First, let’s assume for a moment, that the user typed “memory”, into the search box. The Solr query to retrieve the top “memory” matches would be:
curl -X GET "http://localhost:8983/solr/tech_products/select?q=memory"
For this query, we got back 5 results.
Then, faceting commands are added to any normal Solr query request, and the faceting counts come back in the same query response. Now, we would like to further drill down our query by manufacturers.
To retrieve facet counts, for the “manu” field, we would simply add the following parameters to that query request:
curl -X GET "http://localhost:8983/solr/tech_products/select?q=memory&facet=true&facet.field=manu"
The query response will now contain facet count information for the given fields, in addition to the top matches for the query.
Additionally, any number of facet commands can be added to a single query request.

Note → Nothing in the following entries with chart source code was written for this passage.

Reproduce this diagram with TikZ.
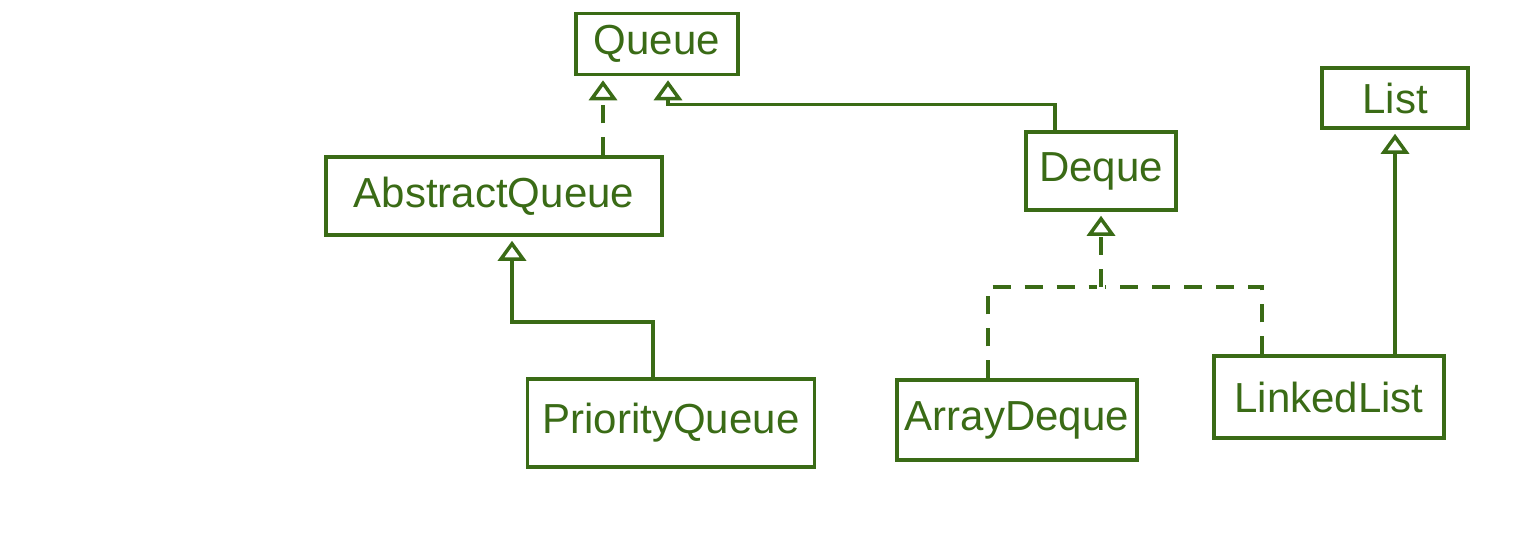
\documentclass[tikz,border=0pt]{standalone}
\usepackage{fontspec}
\setmainfont{Liberation Sans}
\usepackage{xcolor}
\usetikzlibrary{arrows.meta}
\definecolor{penGreen}{RGB}{58,107,22}

\tikzset{
	umlbox/.style={rectangle, draw=penGreen, line width=3.5pt, text=penGreen,
		inner sep=4pt, font=\fontsize{42}{48}\selectfont},
	inherit/.style={draw=penGreen, line width=3.5pt, shorten >=4pt,
		-{Triangle[open, length=20pt, width=28pt, line width=3.5pt]}},
	realize/.style={inherit, dash pattern=on 18pt off 14pt}
}

\begin{document}
\begin{tikzpicture}[x=1pt, y=-1pt]
				\useasboundingbox (0,0) rectangle (1514,536);
				% classes and interfaces
				\node[umlbox, minimum width=162pt, minimum height=61pt] (queue) at (657,44) {Queue};
				\node[umlbox, minimum width=336pt, minimum height=78pt] (abstractqueue) at (494,196) {AbstractQueue};
				\node[umlbox, minimum width=150pt, minimum height=78pt] (deque) at (1101,171) {Deque};
				\node[umlbox, minimum width=146pt, minimum height=60pt] (list) at (1395,98) {List};
				\node[umlbox, minimum width=287pt, minimum height=88pt] (priorityqueue) at (671,423) {PriorityQueue};
				\node[umlbox, minimum width=240pt, minimum height=80pt] (arraydeque) at (1017,420) {ArrayDeque};
				\node[umlbox, minimum width=230pt, minimum height=82pt] (linkedlist) at (1329,397) {LinkedList};
				
				% junction of the two dashed lines under Deque
				\coordinate (merge) at ([yshift=-75pt]deque.south);
				
				% connectors
				\draw[realize] ([xshift=-54pt]abstractqueue.north -| queue.south) -- ([xshift=-54pt]queue.south);
				\draw[inherit] ([xshift=-46pt]deque.north) |- ([xshift=11pt, yshift=-28pt]queue.south) -- ([xshift=11pt]queue.south);
				\draw[inherit] ([xshift=-18pt]priorityqueue.north) |- ([xshift=18pt, yshift=-85pt]abstractqueue.south) -- ([xshift=18pt]abstractqueue.south);
				\draw[realize, -] ([xshift=-29pt]arraydeque.north) |- (merge);
				\draw[realize, -] ([xshift=-67pt]linkedlist.north) |- (merge);
				\draw[realize] (merge) -- (deque.south);
				\draw[inherit] (list.south |- linkedlist.north) -- (list.south);
			\end{tikzpicture}
\end{document}
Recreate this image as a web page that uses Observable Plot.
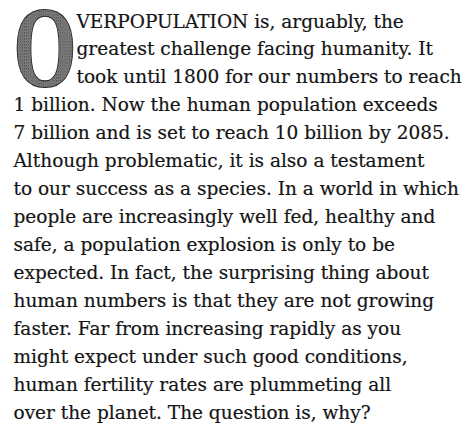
<!DOCTYPE html>
<html><head><meta charset="utf-8">
<script src="https://cdn.jsdelivr.net/npm/d3@7"></script>
<script src="https://cdn.jsdelivr.net/npm/@observablehq/plot@0.6"></script>
<style>html,body{margin:0;padding:0;background:#fff}</style>
</head><body><div id="chart"></div>
<script>
const dropCap = "O";
const lines = [
  "VERPOPULATION is, arguably, the",
  "greatest challenge facing humanity. It",
  "took until 1800 for our numbers to reach",
  "1 billion. Now the human population exceeds",
  "7 billion and is set to reach 10 billion by 2085.",
  "Although problematic, it is also a testament",
  "to our success as a species. In a world in which",
  "people are increasingly well fed, healthy and",
  "safe, a population explosion is only to be",
  "expected. In fact, the surprising thing about",
  "human numbers is that they are not growing",
  "faster. Far from increasing rapidly as you",
  "might expect under such good conditions,",
  "human fertility rates are plummeting all",
  "over the planet. The question is, why?"
];
const indentedLines = 3;

const rows = lines.map((t, i) => ({line: i, text: t, indent: i < indentedLines ? 1 : 0}));
const capRow = [{line: indentedLines - 1, indent: 0, text: dropCap}];

const chart = Plot.plot({
  width: 468, height: 425, margin: 0,
  style: {background: "#fff"},
  x: {domain: [0, 1], range: [13, 76], axis: null},
  y: {domain: [0, lines.length - 1], range: [27, 418], axis: null},
  marks: [
    Plot.text(capRow, {x: "indent", y: "line", text: "text", textAnchor: "start", lineAnchor: "bottom",
      fontSize: 114, fontFamily: "Liberation Serif", fontWeight: "bold",
      fill: "url(#halftone)", stroke: "#262626", strokeWidth: 2.2, dx: 0, dy: 3}),
    Plot.text(rows, {x: "indent", y: "line", text: "text", textAnchor: "start", lineAnchor: "bottom",
      fontSize: 18.5, fontFamily: "DejaVu Serif", fill: "#141414",
      stroke: "#141414", strokeWidth: 0.2})
  ]
});

const svg = d3.select(chart);
const defs = svg.insert("defs", ":first-child");
const pat = defs.append("pattern").attr("id", "halftone").attr("patternUnits", "userSpaceOnUse")
  .attr("width", 3).attr("height", 3);
pat.append("rect").attr("width", 3).attr("height", 3).attr("fill", "#808080");
pat.append("rect").attr("x", 0).attr("y", 0).attr("width", 1).attr("height", 1).attr("fill", "#333");
pat.append("rect").attr("x", 1.5).attr("y", 1.5).attr("width", 1).attr("height", 1).attr("fill", "#505050");
const cap = svg.select("g[aria-label=text] text");
cap.attr("transform", cap.attr("transform") + " scale(0.71,1)");

document.getElementById("chart").appendChild(chart);
</script>
</body></html>
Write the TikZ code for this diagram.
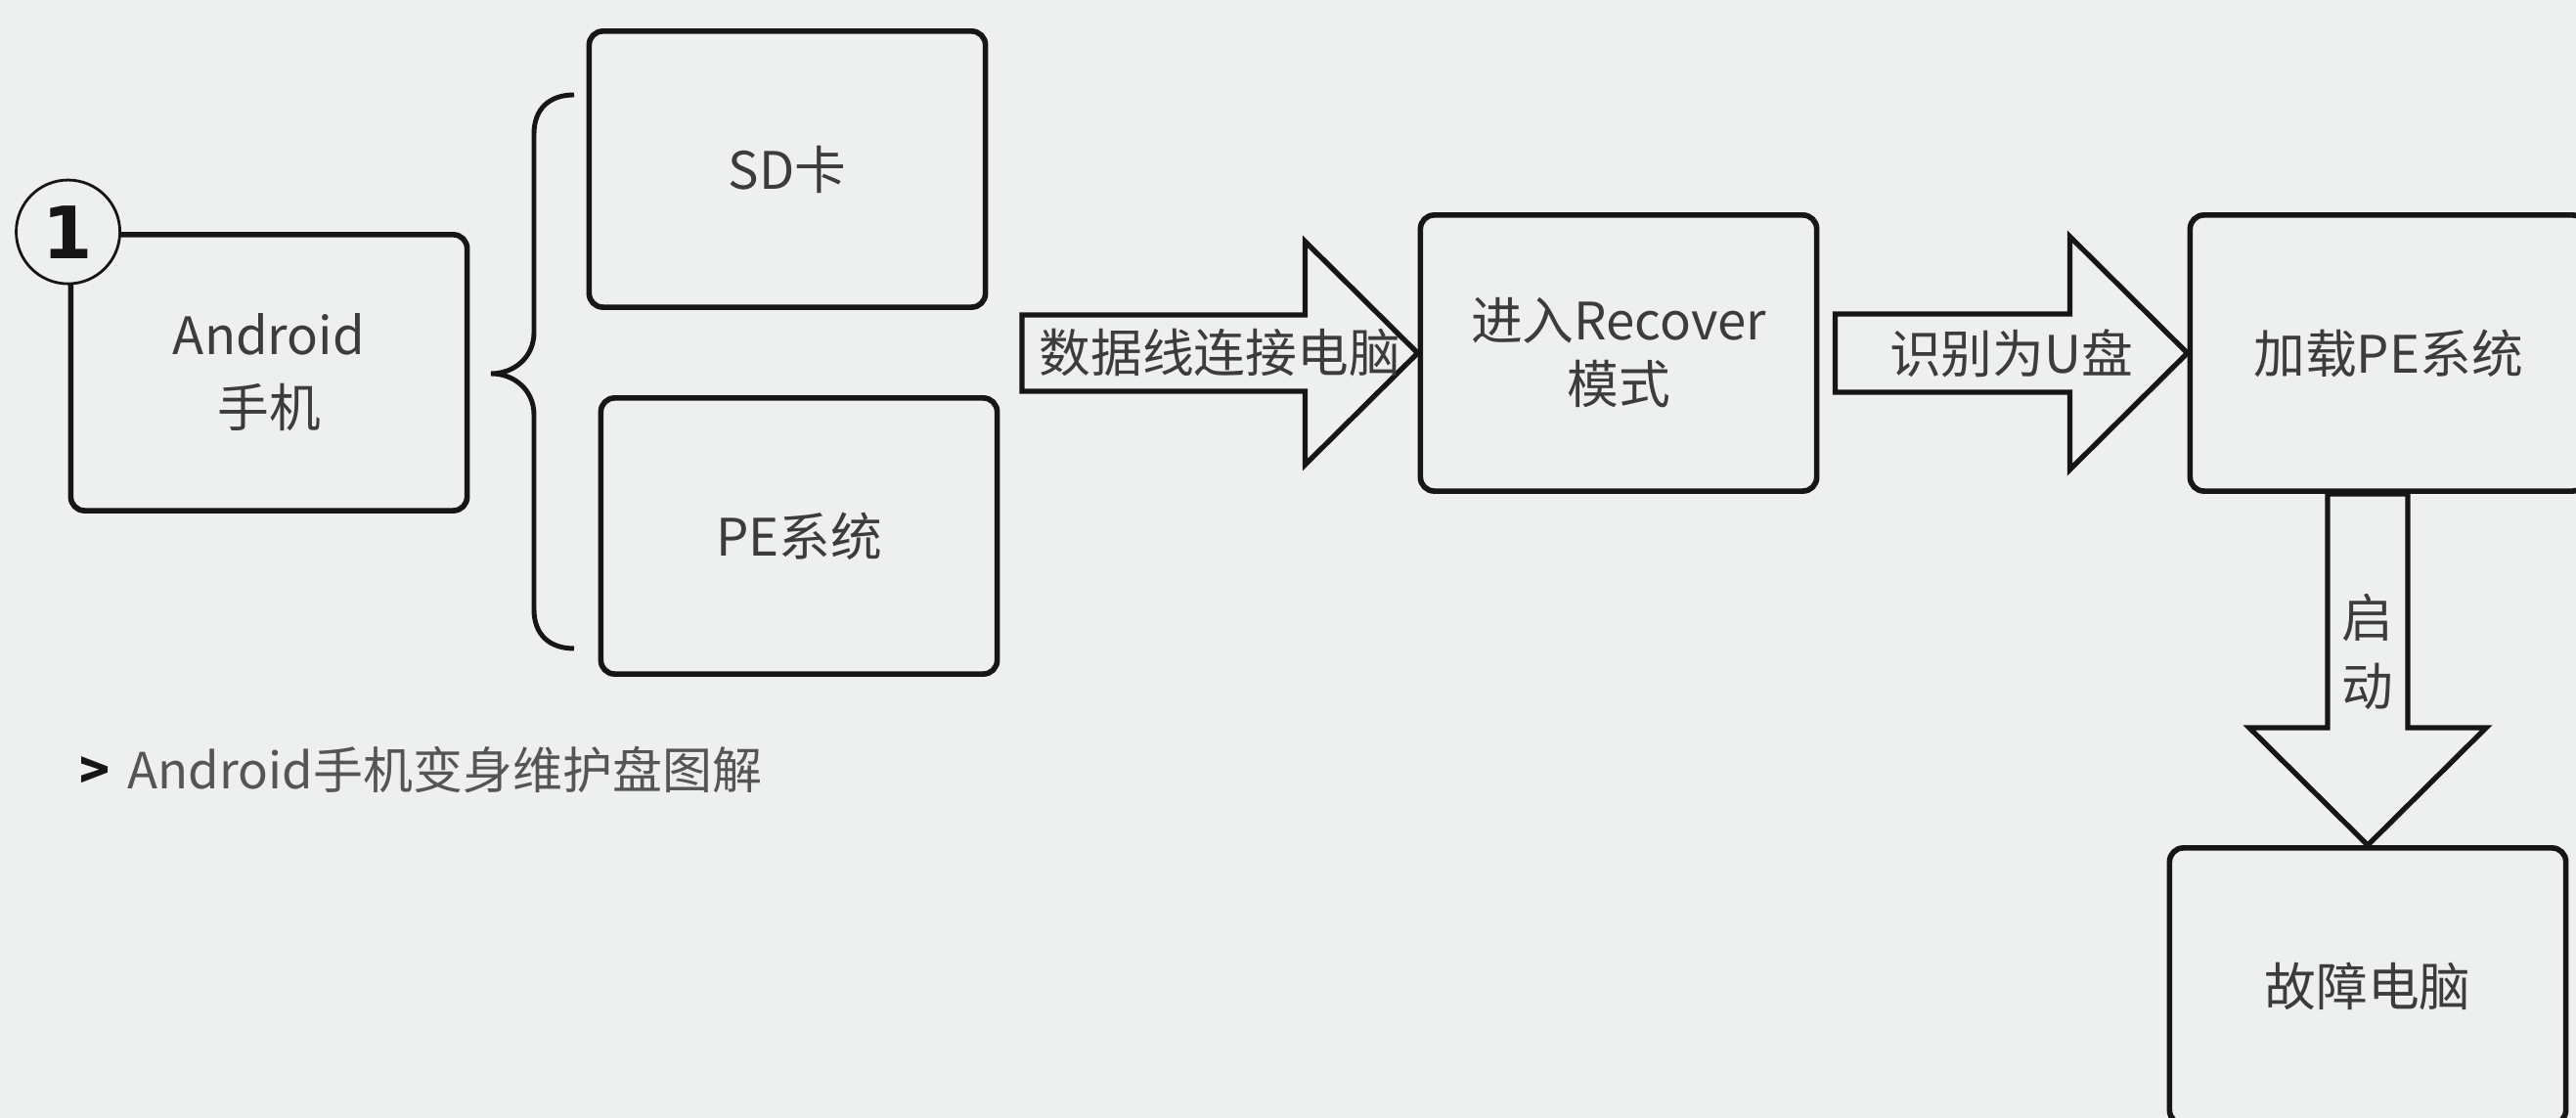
\documentclass[tikz,border=0pt]{standalone}
\usepackage{fontspec}
\setmainfont{Noto Sans CJK SC}
\newfontfamily\badgefont{DejaVu Sans}
\usepackage{tikz}
\usetikzlibrary{positioning,calc}
\definecolor{PeBg}{HTML}{EEF0EF}
\definecolor{PeInk}{HTML}{161616}
\definecolor{PeText}{HTML}{3C3C3C}
\definecolor{PeNote}{HTML}{555555}

\begin{document}
\begin{tikzpicture}[x=0.01cm,y=0.01cm,
    stagebox/.style={draw=PeInk,line width=1.6pt,rounded corners=4pt,fill=PeBg,
      minimum width=4.05cm,minimum height=2.82cm,align=center,text=PeText,
      font=\fontsize{15}{19}\selectfont},
    fatarrow/.style={draw=PeInk,line width=1.5pt,fill=PeBg,line join=miter},
    arrowtext/.style={text=PeText,font=\fontsize{15}{20}\selectfont,align=center,inner sep=0pt},
    bracepen/.style={draw=PeInk,line width=1.4pt}]
  \useasboundingbox (0,0) rectangle (2634,1143);
  \fill[PeBg] (0,0) rectangle (2634,1143);
  \node[stagebox,font=\fontsize{15}{21}\selectfont] (phone) at (275,762) {Android\\手机};
  \node[circle,draw=PeInk,line width=0.8pt,fill=PeBg,minimum size=1.06cm,inner sep=0pt,
    text=PeInk,font=\badgefont\bfseries\fontsize{21}{21}\selectfont] (badge) at (phone.north west) {1};
  \node[stagebox] (sdcard) at (805,970) {SD卡};
  \node[stagebox] (pesys) at (817,595) {PE系统};
  \node[stagebox,font=\fontsize{15}{18.5}\selectfont] (recover) at (1655,782) {进入Recover\\模式};
  \node[stagebox] (loadpe) at (2442,782) {加载PE系统};
  \node[stagebox] (fault) at (2421,135) {故障电脑};
  \draw[bracepen] (587,1046) .. controls (562,1046) and (546,1032) .. (546,1006) -- (546,803)
    .. controls (546,778) and (526,761) .. (502,761) .. controls (526,761) and (546,744) .. (546,719)
    -- (546,520) .. controls (546,494) and (562,480) .. (587,480);
  \coordinate (cabletail) at (1045,782);
  \draw[fatarrow] (recover.west) -- ++(-115,114) -- ++(0,-75) -| ($(cabletail)+(0,-39)$)
    -| ($(recover.west)+(-115,-114)$) -- cycle;
  \node[arrowtext] (cabletext) at ($(cabletail)!0.5!(recover.west)$) {数据线连接电脑};
  \coordinate (udisktail) at ($(recover.east)+(16,0)$);
  \draw[fatarrow] (loadpe.west) -- ++(-120,119) -- ++(0,-79) -| ($(udisktail)+(0,-40)$)
    -| ($(loadpe.west)+(-120,-119)$) -- cycle;
  \node[arrowtext] (udisktext) at ($(udisktail)!0.5!(loadpe.west)$) {识别为U盘};
  \coordinate (boottop) at (fault.north |- loadpe.south);
  \draw[fatarrow] (fault.north) -- ++(-121,120) -- ++(80,0) |- ($(boottop)+(41,0)$)
    |- ($(fault.north)+(121,120)$) -- cycle;
  \node[arrowtext] (boottext) at ($(boottop)!0.45!(fault.north)$) {启\\动};
  \node[anchor=west,text=PeNote,font=\fontsize{14.5}{18}\selectfont,inner sep=0pt] (caption)
    at (81,356) {{\color{PeInk}\bfseries >}\hspace{0.35em}Android手机变身维护盘图解};
\end{tikzpicture}
\end{document}
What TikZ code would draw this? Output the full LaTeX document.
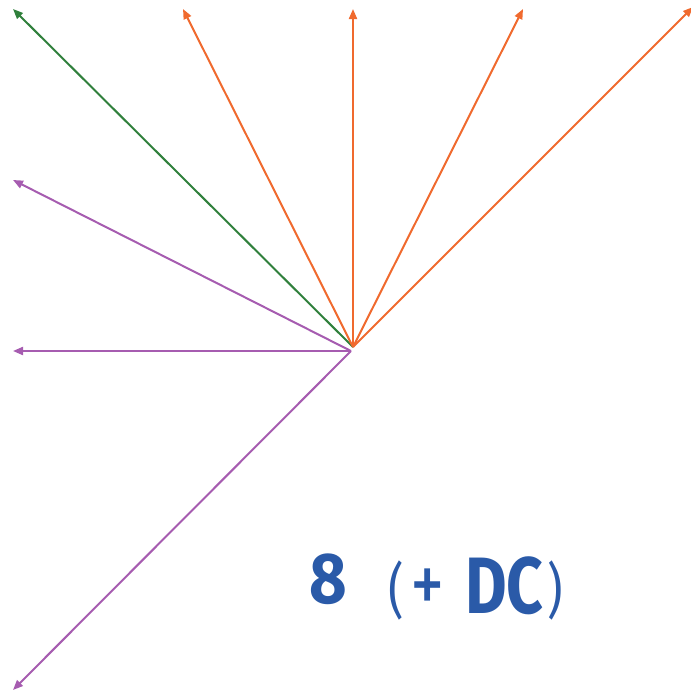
\documentclass[tikz,border=0pt]{standalone}
\usepackage{fontspec}
\setmainfont{Fira Sans}
\newfontfamily\eightfont[FakeStretch=0.9]{Fira Sans}
\newfontfamily\dcfont[FakeStretch=0.8]{Fira Sans}
\newfontfamily\pfont[FakeStretch=0.8]{Fira Sans}
\usetikzlibrary{arrows.meta}
\definecolor{cgreen}{RGB}{48,128,60}
\definecolor{corange}{RGB}{240,106,46}
\definecolor{cpurple}{RGB}{166,92,176}
\definecolor{cblue}{RGB}{42,90,168}
\begin{document}
\begin{tikzpicture}[x=1pt,y=-1pt,
  ray/.style={line width=2pt,-{Triangle[length=10pt,width=8pt]}},
  lbl/.style={inner sep=0pt,text=cblue,anchor=base west}]
\useasboundingbox (0,0) rectangle (691,691);
\coordinate (o1) at (353,347);
\coordinate (o2) at (351,351);
\coordinate (g) at (13,9);
\coordinate (a1) at (183,9);
\coordinate (a2) at (353,9);
\coordinate (a3) at (523,9);
\coordinate (a4) at (693,7);
\coordinate (p1) at (13,180);
\coordinate (p2) at (13,351);
\coordinate (p3) at (13,690);
\draw[ray,cgreen] (o1) -- (g);
\foreach \t in {a1,a2,a3,a4} \draw[ray,corange] (o1) -- (\t);
\foreach \t in {p1,p2,p3} \draw[ray,cpurple] (o2) -- (\t);
\node[lbl,font=\eightfont\bfseries\fontsize{72}{72}\selectfont] (n8) at (309,603) {8};
\node[lbl] (dc) at (388,613) {%
  \makebox[22pt][l]{\raisebox{2pt}{\pfont\fontsize{60}{60}\selectfont(}}%
  \makebox[55pt][l]{\raisebox{0pt}{\pfont\fontsize{86}{86}\selectfont+}}%
  {\dcfont\bfseries\fontsize{80}{80}\selectfont DC}\kern4pt%
  \raisebox{2pt}{\pfont\fontsize{60}{60}\selectfont)}};
\end{tikzpicture}
\end{document}
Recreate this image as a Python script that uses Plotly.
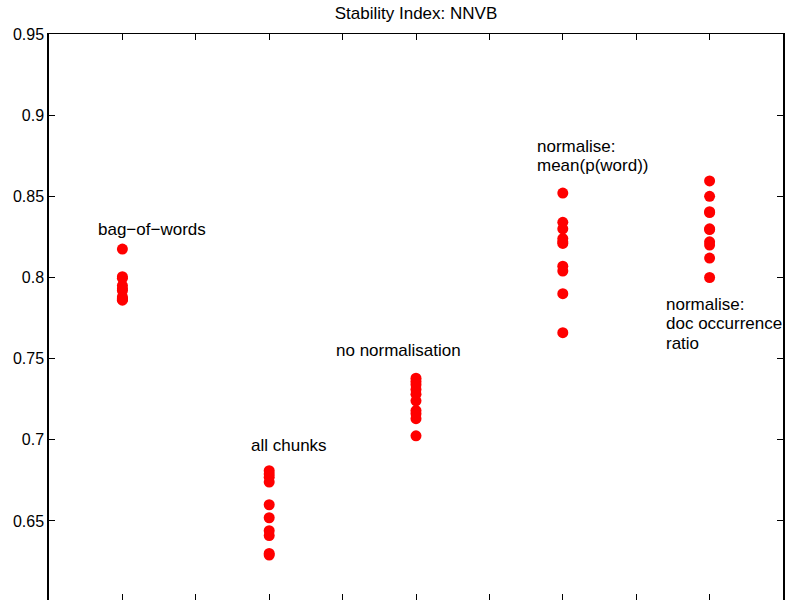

To facet on both the “manu” field and the “popularity” field, we would add the following parameters:
curl -X GET "http://localhost:8983/solr/tech_products/select?q=memory&facet=true&facet.field=manu&facet.field=popularity"
Facet counts returned is always in the context of the current query. For example, there may be 100 electronics by Corsar manufacturer in the index, but only 2 that match the current search parameter.
Implementing Range Facet
However, if we request field faceting on the “price” field, we get back counts for individual prices. Yet, we want price ranges, not individual prices.
Since we have the “price” field indexed, we want to get the facet counts for the following ranges of prices: $100 or less, $100-$200, $200-$300, and so on up to 500. We simply add a facet.range command to our query request such as:
curl -X GET "http://localhost:8983/solr/tech_products/select?q=memory&facet=true&facet.field=manu&facet.range=price&f.price.facet.range.start=0&f.price.facet.range.end=500&f.price.facet.range.gap=100"
We got 1 result between 0$ and 100$ and 2 results from 100$ to 200$.
In addition to the standard query results, and any field faceting counts requested, the query response will also contain a facet count for each range.
Now, that we’ve learned how to retrieve facet counts, the next step is, how do we allow the user, to drill down and narrow the search results, with any of those constraints?
The answer is standard Solr filter queries fq. Search results are simply filtered, by any number of arbitrary filter queries.
Now, let’s assume that the user wants to drill down, on the constraint $100-$200 from the price facet, in order to get a new set of results, that include only memory cards in that price range.
So, we use the fq (filter query) parameter, which allows one to filter by a query. Also, we’ll send the relevant faceting commands again since we also want to update the facet counts.
curl -X GET "http://localhost:8983/solr/tech_products/select?q=memory&facet=true&facet.field=manu&fq=price:\[100%20TO%20200\]"
And now I receive only 2 results.
Please note, that here I escaped the bracket symbol, and I used the ASCII code, %20 for whitespace. The fq command can appear anywhere in the query request. Parameter order does not matter.
As you’ve seen, faceting provides a fast way to let users see a high-level overview of the kinds of documents their queries match.
With Solr, you have the ability to bring back the top values within each field using field facets, to bring back bucketed ranges of numbers or date values using range facets, or to bring back the counts of any number of arbitrarily complex queries by using query faceting.